Amongst the Micro-Moths, they don't come stranger than the weird Brown Plume present at Venus Pool. Obviously tiny, n a dry grass habitat, they become invisible once landed!

From 2010, Common Wave at Whixall Moss...

And finally, another one from Venus Pool this year - Common Yellow Conch.

Looks like that's another challenge is lined up for 2021 - there's many more of these Day Fliers to find!

Wednesday 16 December 2020

Book Review - Britain's Day-Flying Moths 'WILDGuides'

The final instalment of WildGuides book reviews for 2020 could be tailor made for me? My passion for birds has already taken second place during the summer months in recent years with Lepidoptera and Odonata occupying a lot of interest. Moths have gradually appeared on the radar over the years but I have resisted temptation to go down the moth trap route due to lack of time. My interest in them has been opportunistic, photographing the few Hawk-moth or day flying species which have come my way in recent years. I’ve lost count of how many times I’ve tried to ‘freeze’ a Hummingbird Hawk-moth image! Achieving this and photographing my first Emperor Moths were two of the highlights of 2019.

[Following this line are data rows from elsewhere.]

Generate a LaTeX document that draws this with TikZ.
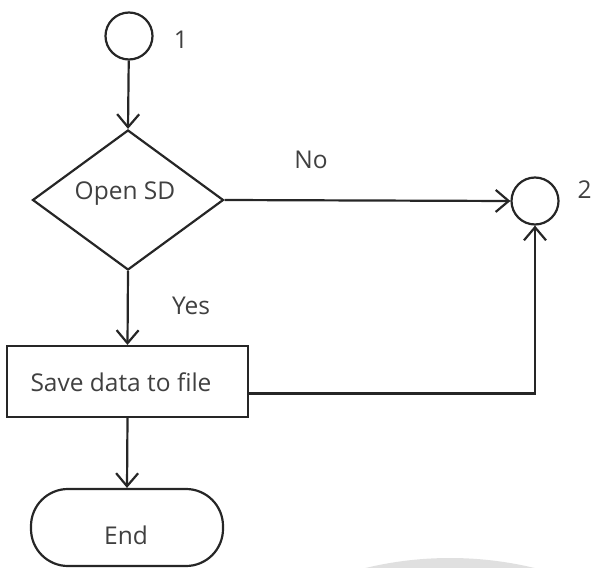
\documentclass[tikz,border=0pt]{standalone}
\usepackage{fontspec}
\setmainfont{Open Sans}
\usetikzlibrary{shapes.geometric,arrows.meta}
\tikzset{
  box/.style={draw=black!85, line width=2.2pt, inner sep=0pt, text=black!75, font=\fontsize{24.5}{28}\selectfont},
  connector/.style={box, circle, minimum size=47pt},
  decision/.style={box, diamond, minimum width=191pt, minimum height=140pt},
  process/.style={box, rectangle, minimum width=241pt, minimum height=71pt},
  terminal/.style={box, rectangle, rounded corners=37pt, minimum width=192pt, minimum height=77pt},
  lbl/.style={text=black!75, font=\fontsize{24.5}{28}\selectfont},
  flow/.style={draw=black!85, line width=2.2pt,
    -{Straight Barb[length=13pt,width=22pt,line width=2.2pt]}},
}
\begin{document}
\begin{tikzpicture}[x=1pt,y=-1pt]
\useasboundingbox (0,0) rectangle (591,567);
% faint watermark arc along the lower edge
\begin{scope}
  \clip (0,0) rectangle (591,567);
  \fill[black!12] (450,918) circle (360pt);
\end{scope}

\node[connector] (c1) at (129,36) {};
\node[lbl] (n1) at (181,40) {1};
\node[decision] (dec) at (128,200) {};
\node[lbl] (tdec) at (125,194) {Open SD};
\node[connector] (c2) at (535,201) {};
\node[lbl, anchor=west] (n2) at (574,190) {2};
\node[lbl] (no) at (311,160) {No};
\node[lbl] (yes) at (191,306) {Yes};
\node[process] (save) at (127.5,381.5) {};
\node[lbl] (tsave) at (121,382) {Save data to file};
\node[terminal] (end) at (127,527.5) {};
\node[lbl] (tend) at (126,535) {End};

\draw[flow] (c1) -- (dec.north);
\draw[flow] (dec.east) -- (c2.west);
\draw[flow] (dec.south) -- (save.north);
\draw[flow] ([yshift=-12pt]save.east) -| (c2.south);
\draw[flow] (save.south) -- (end.north);
\end{tikzpicture}
\end{document}
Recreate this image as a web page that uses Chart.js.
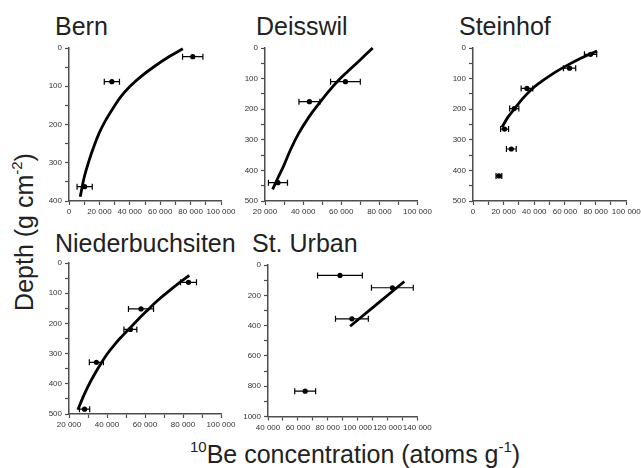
<!DOCTYPE html>
<html><head><meta charset="utf-8">
<script src="https://cdn.jsdelivr.net/npm/chart.js@4.4.1/dist/chart.umd.min.js"></script>
<style>
html,body{margin:0;padding:0;background:#fff;}
body{width:641px;height:468px;position:relative;overflow:hidden;font-family:"Liberation Sans",Arial,sans-serif;}
canvas{position:absolute;}
.t{position:absolute;font-size:25px;line-height:25px;color:#222;white-space:nowrap;}
.t sup{font-size:15px;line-height:0;vertical-align:baseline;position:relative;top:-11px;}
#ytitle{left:24px;top:232px;transform:translate(-50%,-50%) rotate(-90deg);}
</style></head><body>
<div class="t" style="left:55px;top:14px">Bern</div>
<div class="t" style="left:256px;top:14px">Deisswil</div>
<div class="t" style="left:459px;top:14px">Steinhof</div>
<div class="t" style="left:55px;top:231px">Niederbuchsiten</div>
<div class="t" style="left:252px;top:231px">St. Urban</div>
<div class="t" id="ytitle">Depth (g cm<sup>-2</sup>)</div>
<div class="t" style="left:190px;top:442px"><sup>10</sup>Be concentration (atoms g<sup>-1</sup>)</div>

<canvas id="c1"></canvas><canvas id="c2"></canvas><canvas id="c3"></canvas><canvas id="c4"></canvas><canvas id="c5"></canvas>
<script>
// ---- data (x = 10Be concentration, atoms/g ; y = depth, g/cm2) ----
const bernX   = [81400, 28200, 10300];
const bernY   = [22.7, 88, 362.5];
const bernErr = [6700, 5000, 5000];
const bernFitX = [7400, 10000, 13300, 16300, 19900, 24000, 28600, 34000, 40200, 47500, 55900, 65700, 74900];
const bernFitY = [389, 338, 293, 258, 222, 190, 160, 128, 100, 74, 49, 23, 2];

const deissX   = [62200, 43300, 26800];
const deissY   = [110, 175.5, 440];
const deissErr = [7800, 5500, 5000];
const deissFitX = [24000, 26800, 29800, 33500, 37600, 43000, 49000, 53500, 58200, 63500, 69200, 76500];
const deissFitY = [462, 424, 385, 331, 280, 226, 176, 141, 108, 76, 43, 0];

const steinX   = [76700, 63000, 35200, 26900, 20600, 25000, 16900];
const steinY   = [20.6, 66, 132, 198, 265, 330, 418];
const steinErr = [4000, 4000, 3800, 3000, 2600, 3200, 1900];
const steinFitX = [18900, 22800, 27600, 32800, 38500, 43200, 48300, 54000, 60200, 70000, 80900];
const steinFitY = [259, 226, 195, 163, 134, 115, 97, 78, 60, 34, 10];

const niedX   = [82900, 57900, 52300, 34400, 28200];
const niedY   = [64, 152, 220, 329, 484];
const niedErr = [4200, 6600, 3400, 3700, 2700];
const niedFitX = [24700, 27400, 30300, 33300, 36500, 40000, 44000, 48000, 52300, 56500, 60700, 66500, 72400, 78000, 83300];
const niedFitY = [486, 444, 405, 370, 336, 302, 270, 242, 214, 186, 160, 125, 94, 66, 41];

const urbanX   = [88200, 123300, 96200, 64900];
const urbanY   = [69, 150, 355, 833];
const urbanErr = [15000, 14000, 11000, 7000];
const urbanFitX = [95000, 131300];
const urbanFitY = [404, 109];

// ---- helpers ----
Chart.defaults.font.family = '"Liberation Sans", Arial, sans-serif';
Chart.defaults.font.size = 8;
Chart.defaults.color = '#333';

const fmt = v => String(v).replace(/\B(?=(\d{3})+(?!\d))/g, ' ');

const errorBars = {
  id: 'errorBars',
  beforeDatasetsDraw(chart) {
    const ctx = chart.ctx, xs = chart.scales.x, ys = chart.scales.y;
    chart.data.datasets.forEach(ds => {
      if (!ds.errX) return;
      ctx.save();
      ctx.strokeStyle = '#000';
      ctx.lineWidth = 1.2;
      ds.data.forEach((p, i) => {
        const y = ys.getPixelForValue(p.y);
        const x1 = xs.getPixelForValue(p.x - ds.errX[i]);
        const x2 = xs.getPixelForValue(p.x + ds.errX[i]);
        ctx.beginPath();
        ctx.moveTo(x1, y); ctx.lineTo(x2, y);
        ctx.moveTo(x1, y - 3); ctx.lineTo(x1, y + 3);
        ctx.moveTo(x2, y - 3); ctx.lineTo(x2, y + 3);
        ctx.stroke();
      });
      ctx.restore();
    });
  }
};

function panel(id, box, xr, yr, X, Y, E, FX, FY) {
  const cv = document.getElementById(id);
  const tw = box.r - box.l, th = box.b - box.t;
  cv.width = tw + 70; cv.height = th + 40;
  cv.style.width = cv.width + 'px'; cv.style.height = cv.height + 'px';
  const pts = X.map((x, i) => ({x, y: Y[i]}));
  const fit = FX.map((x, i) => ({x, y: FY[i]}));
  const axisCol = '#4d4d4d';
  const chart = new Chart(cv, {
    type: 'scatter',
    data: {datasets: [
      {data: pts, errX: E, pointRadius: 2.6, pointHoverRadius: 2.6, backgroundColor: '#000', borderColor: '#000', borderWidth: 0, showLine: false, clip: false},
      {data: fit, showLine: true, pointRadius: 0, borderColor: '#000', borderWidth: 2.8, tension: 0.4, borderJoinStyle: 'round', borderCapStyle: 'butt', fill: false, clip: false}
    ]},
    options: {
      responsive: false, animation: false, devicePixelRatio: 1,
      layout: {padding: {left: 0, top: 8, right: 20, bottom: 0}},
      plugins: {legend: {display: false}, tooltip: {enabled: false}},
      scales: {
        x: {type: 'linear', min: xr[0], max: xr[1],
            border: {display: true, color: axisCol, width: 1.5},
            grid: {drawOnChartArea: false, drawTicks: true, tickLength: 4, tickColor: axisCol, tickWidth: 1.2},
            ticks: {stepSize: xr[2], autoSkip: false, maxRotation: 0, padding: 2,
                    callback: v => (v % xr[3] === 0 ? fmt(v) : '')},
            afterFit: s => { s.height = 20; }},
        y: {type: 'linear', min: yr[0], max: yr[1], reverse: true,
            border: {display: true, color: axisCol, width: 1.5},
            grid: {drawOnChartArea: false, drawTicks: true, tickLength: 4, tickColor: axisCol, tickWidth: 1.2},
            ticks: {stepSize: yr[2], autoSkip: false, padding: 3,
                    callback: v => (v % yr[3] === 0 ? String(v) : '')},
            afterFit: s => { s.width = 36; }}
      }
    },
    plugins: [errorBars]
  });
  for (let k = 0; k < 3; k++) {
    const ca = chart.chartArea;
    const dw = (ca.right - ca.left) - tw, dh = (ca.bottom - ca.top) - th;
    if (Math.abs(dw) < 0.01 && Math.abs(dh) < 0.01) break;
    chart.options.layout.padding.right += dw;
    chart.options.layout.padding.bottom += dh;
    chart.update();
  }
  const ca = chart.chartArea;
  cv.style.left = (box.l - ca.left) + 'px';
  cv.style.top = (box.t - ca.top) + 'px';
  return chart;
}

panel('c1', {l: 68.5, r: 220.5, t: 48, b: 201}, [0, 100000, 10000, 20000], [0, 400, 50, 100], bernX, bernY, bernErr, bernFitX, bernFitY);
panel('c2', {l: 264.5, r: 417, t: 48, b: 201}, [20000, 100000, 10000, 20000], [0, 500, 50, 100], deissX, deissY, deissErr, deissFitX, deissFitY);
panel('c3', {l: 472.7, r: 626, t: 48, b: 201}, [0, 100000, 10000, 20000], [0, 500, 50, 100], steinX, steinY, steinErr, steinFitX, steinFitY);
panel('c4', {l: 68.7, r: 220.7, t: 263.3, b: 414.3}, [20000, 100000, 10000, 20000], [0, 500, 50, 100], niedX, niedY, niedErr, niedFitX, niedFitY);
panel('c5', {l: 267.7, r: 417, t: 264.5, b: 416}, [40000, 140000, 10000, 20000], [0, 1000, 100, 200], urbanX, urbanY, urbanErr, urbanFitX, urbanFitY);
</script>
</body></html>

The 2nd edition of ‘Britain’s Day Flying Moths’, written by David Newland, Robert Still and Andy Swash was published by WILDGuides in 2019. This new edition brings in several new species, updates information / design and features positive changes as suggested by reviewers of the 1st edition. Of the 2,500 moth species recorded in Britain and Ireland, this book includes 158 species which routinely fly during the day plus 29 additional but relevant species. The tried and tested WILDGuides style is evident and makes for intuitive reading. The first issue the book attempts to resolve is a definition of the title, what is a day flying moth? Some moths (e.g Cinnabar, Burnet and Silver Y) are obvious day fliers whilst others are easily disturbed in their habitat and often seen in flight.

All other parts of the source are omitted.